Rows from a dataset of charts and code:
============

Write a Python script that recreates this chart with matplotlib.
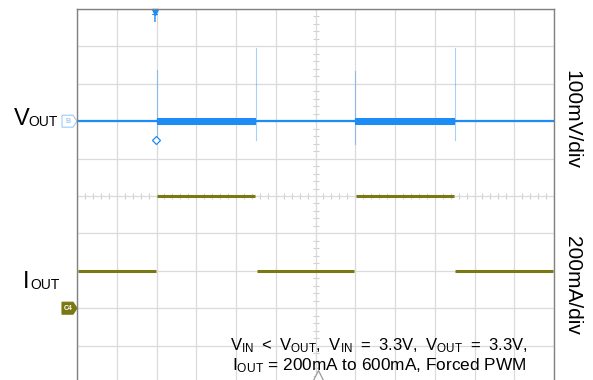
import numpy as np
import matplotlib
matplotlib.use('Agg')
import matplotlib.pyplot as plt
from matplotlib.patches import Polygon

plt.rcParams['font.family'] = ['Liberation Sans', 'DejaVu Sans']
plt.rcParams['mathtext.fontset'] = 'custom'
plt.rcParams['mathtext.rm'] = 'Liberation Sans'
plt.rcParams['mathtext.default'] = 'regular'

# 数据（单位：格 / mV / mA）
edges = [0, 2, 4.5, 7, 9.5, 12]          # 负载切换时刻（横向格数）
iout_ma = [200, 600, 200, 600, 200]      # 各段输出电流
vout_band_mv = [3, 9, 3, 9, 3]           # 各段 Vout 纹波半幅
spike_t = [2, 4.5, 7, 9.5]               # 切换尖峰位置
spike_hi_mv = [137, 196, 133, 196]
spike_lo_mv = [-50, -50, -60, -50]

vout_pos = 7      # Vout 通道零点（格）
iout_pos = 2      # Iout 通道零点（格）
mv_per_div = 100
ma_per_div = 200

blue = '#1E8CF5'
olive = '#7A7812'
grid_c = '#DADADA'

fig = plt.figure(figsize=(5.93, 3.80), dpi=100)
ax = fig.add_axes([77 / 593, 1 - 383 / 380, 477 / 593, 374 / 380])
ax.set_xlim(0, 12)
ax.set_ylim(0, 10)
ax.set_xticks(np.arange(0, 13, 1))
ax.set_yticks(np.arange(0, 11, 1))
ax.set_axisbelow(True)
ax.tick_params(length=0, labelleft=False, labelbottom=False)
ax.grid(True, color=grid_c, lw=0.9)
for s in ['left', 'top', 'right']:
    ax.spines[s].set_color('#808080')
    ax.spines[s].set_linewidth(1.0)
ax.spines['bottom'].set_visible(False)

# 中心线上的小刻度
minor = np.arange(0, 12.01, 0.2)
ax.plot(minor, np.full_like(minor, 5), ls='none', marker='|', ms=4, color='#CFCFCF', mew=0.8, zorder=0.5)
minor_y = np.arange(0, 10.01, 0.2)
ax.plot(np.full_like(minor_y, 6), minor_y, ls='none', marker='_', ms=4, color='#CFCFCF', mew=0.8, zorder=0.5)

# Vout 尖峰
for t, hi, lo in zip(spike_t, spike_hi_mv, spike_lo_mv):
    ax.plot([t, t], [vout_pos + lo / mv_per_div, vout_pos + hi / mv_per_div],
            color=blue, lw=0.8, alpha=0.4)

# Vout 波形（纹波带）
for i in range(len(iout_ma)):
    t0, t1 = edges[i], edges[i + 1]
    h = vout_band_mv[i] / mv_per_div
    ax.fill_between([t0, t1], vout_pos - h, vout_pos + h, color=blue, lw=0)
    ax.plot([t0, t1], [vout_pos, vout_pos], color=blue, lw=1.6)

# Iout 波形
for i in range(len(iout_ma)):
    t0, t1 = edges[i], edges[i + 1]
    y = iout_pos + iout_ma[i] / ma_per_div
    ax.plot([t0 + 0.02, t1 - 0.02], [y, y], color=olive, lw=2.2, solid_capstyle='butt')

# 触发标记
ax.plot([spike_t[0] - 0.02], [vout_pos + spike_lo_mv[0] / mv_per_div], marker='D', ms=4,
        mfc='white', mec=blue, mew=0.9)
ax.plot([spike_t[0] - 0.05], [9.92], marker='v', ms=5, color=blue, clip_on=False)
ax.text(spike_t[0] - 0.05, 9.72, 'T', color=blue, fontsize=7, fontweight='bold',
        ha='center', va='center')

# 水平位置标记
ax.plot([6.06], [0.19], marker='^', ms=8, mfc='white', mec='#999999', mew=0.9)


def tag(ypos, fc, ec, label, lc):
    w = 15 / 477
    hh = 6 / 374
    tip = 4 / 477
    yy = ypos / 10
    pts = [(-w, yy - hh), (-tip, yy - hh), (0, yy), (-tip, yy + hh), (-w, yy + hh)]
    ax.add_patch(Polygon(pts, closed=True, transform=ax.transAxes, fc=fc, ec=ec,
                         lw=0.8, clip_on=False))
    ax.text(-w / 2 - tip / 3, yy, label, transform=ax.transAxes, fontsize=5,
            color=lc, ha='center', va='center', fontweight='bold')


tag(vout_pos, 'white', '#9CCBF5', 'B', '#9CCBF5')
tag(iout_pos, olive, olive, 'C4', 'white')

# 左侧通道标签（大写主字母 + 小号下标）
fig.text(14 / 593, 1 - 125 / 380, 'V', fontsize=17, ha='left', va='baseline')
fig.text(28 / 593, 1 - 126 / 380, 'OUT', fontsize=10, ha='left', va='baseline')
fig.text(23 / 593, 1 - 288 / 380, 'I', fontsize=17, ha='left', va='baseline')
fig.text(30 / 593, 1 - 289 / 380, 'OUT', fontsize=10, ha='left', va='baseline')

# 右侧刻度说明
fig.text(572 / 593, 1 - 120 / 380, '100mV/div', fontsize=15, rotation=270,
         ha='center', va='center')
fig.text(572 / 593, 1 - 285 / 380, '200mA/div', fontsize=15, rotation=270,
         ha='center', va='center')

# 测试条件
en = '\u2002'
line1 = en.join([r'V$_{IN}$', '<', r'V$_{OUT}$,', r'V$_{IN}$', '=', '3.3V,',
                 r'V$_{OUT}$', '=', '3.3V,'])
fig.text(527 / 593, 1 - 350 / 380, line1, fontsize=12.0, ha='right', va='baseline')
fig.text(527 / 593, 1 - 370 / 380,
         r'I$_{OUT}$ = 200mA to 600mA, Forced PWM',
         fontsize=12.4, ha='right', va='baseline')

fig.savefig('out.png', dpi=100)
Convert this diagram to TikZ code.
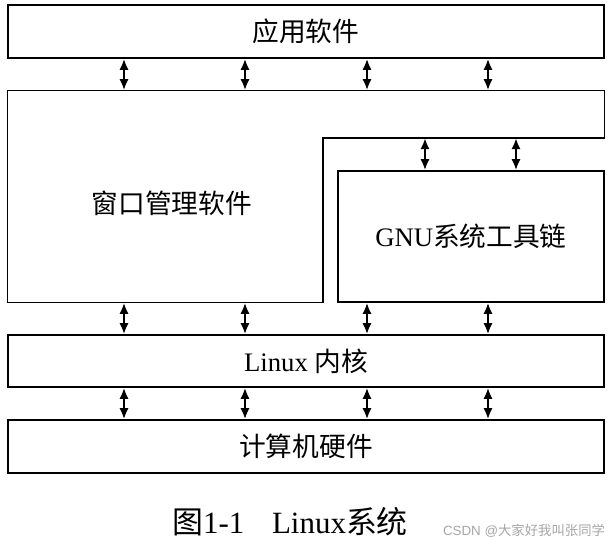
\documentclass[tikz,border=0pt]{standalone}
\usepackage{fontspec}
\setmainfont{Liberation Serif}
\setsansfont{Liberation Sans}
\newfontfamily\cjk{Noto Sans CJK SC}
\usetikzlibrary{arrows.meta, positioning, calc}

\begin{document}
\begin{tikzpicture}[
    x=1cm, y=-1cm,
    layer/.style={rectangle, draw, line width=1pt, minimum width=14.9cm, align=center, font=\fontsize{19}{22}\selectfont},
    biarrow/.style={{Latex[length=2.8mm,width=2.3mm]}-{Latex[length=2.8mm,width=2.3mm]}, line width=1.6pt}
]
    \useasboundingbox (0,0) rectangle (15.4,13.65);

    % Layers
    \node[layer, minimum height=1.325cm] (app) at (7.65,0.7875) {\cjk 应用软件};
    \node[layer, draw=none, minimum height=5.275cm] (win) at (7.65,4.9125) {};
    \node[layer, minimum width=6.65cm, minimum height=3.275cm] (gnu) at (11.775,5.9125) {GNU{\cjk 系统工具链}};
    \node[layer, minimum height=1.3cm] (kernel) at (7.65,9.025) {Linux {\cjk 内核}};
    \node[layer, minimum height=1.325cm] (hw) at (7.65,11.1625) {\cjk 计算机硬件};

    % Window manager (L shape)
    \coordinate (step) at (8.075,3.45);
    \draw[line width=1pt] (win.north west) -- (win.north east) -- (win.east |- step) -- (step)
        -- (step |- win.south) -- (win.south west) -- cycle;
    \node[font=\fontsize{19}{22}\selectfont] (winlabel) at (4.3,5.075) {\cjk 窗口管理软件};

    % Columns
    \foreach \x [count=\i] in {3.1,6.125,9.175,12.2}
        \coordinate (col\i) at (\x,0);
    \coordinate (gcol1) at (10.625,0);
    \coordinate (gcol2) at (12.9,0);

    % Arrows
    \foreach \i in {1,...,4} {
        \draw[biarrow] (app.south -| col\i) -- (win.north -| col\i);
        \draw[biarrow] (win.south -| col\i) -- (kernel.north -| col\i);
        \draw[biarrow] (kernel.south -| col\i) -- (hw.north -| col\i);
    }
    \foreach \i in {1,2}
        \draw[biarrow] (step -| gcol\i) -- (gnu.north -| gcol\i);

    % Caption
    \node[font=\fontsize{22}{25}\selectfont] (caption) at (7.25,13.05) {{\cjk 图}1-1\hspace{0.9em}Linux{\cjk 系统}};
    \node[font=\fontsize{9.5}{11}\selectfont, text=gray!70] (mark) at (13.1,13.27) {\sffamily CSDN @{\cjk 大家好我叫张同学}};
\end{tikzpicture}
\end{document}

============

[Task objective]
From the opening line of the listing above through the line bearing "grid_c = '#DADADA'", repeat each line exactly. Drop every picture.

[Final result]
Write a Python script that recreates this chart with matplotlib.
import numpy as np
import matplotlib
matplotlib.use('Agg')
import matplotlib.pyplot as plt
from matplotlib.patches import Polygon

plt.rcParams['font.family'] = ['Liberation Sans', 'DejaVu Sans']
plt.rcParams['mathtext.fontset'] = 'custom'
plt.rcParams['mathtext.rm'] = 'Liberation Sans'
plt.rcParams['mathtext.default'] = 'regular'

# 数据（单位：格 / mV / mA）
edges = [0, 2, 4.5, 7, 9.5, 12]          # 负载切换时刻（横向格数）
iout_ma = [200, 600, 200, 600, 200]      # 各段输出电流
vout_band_mv = [3, 9, 3, 9, 3]           # 各段 Vout 纹波半幅
spike_t = [2, 4.5, 7, 9.5]               # 切换尖峰位置
spike_hi_mv = [137, 196, 133, 196]
spike_lo_mv = [-50, -50, -60, -50]

vout_pos = 7      # Vout 通道零点（格）
iout_pos = 2      # Iout 通道零点（格）
mv_per_div = 100
ma_per_div = 200

blue = '#1E8CF5'
olive = '#7A7812'
grid_c = '#DADADA'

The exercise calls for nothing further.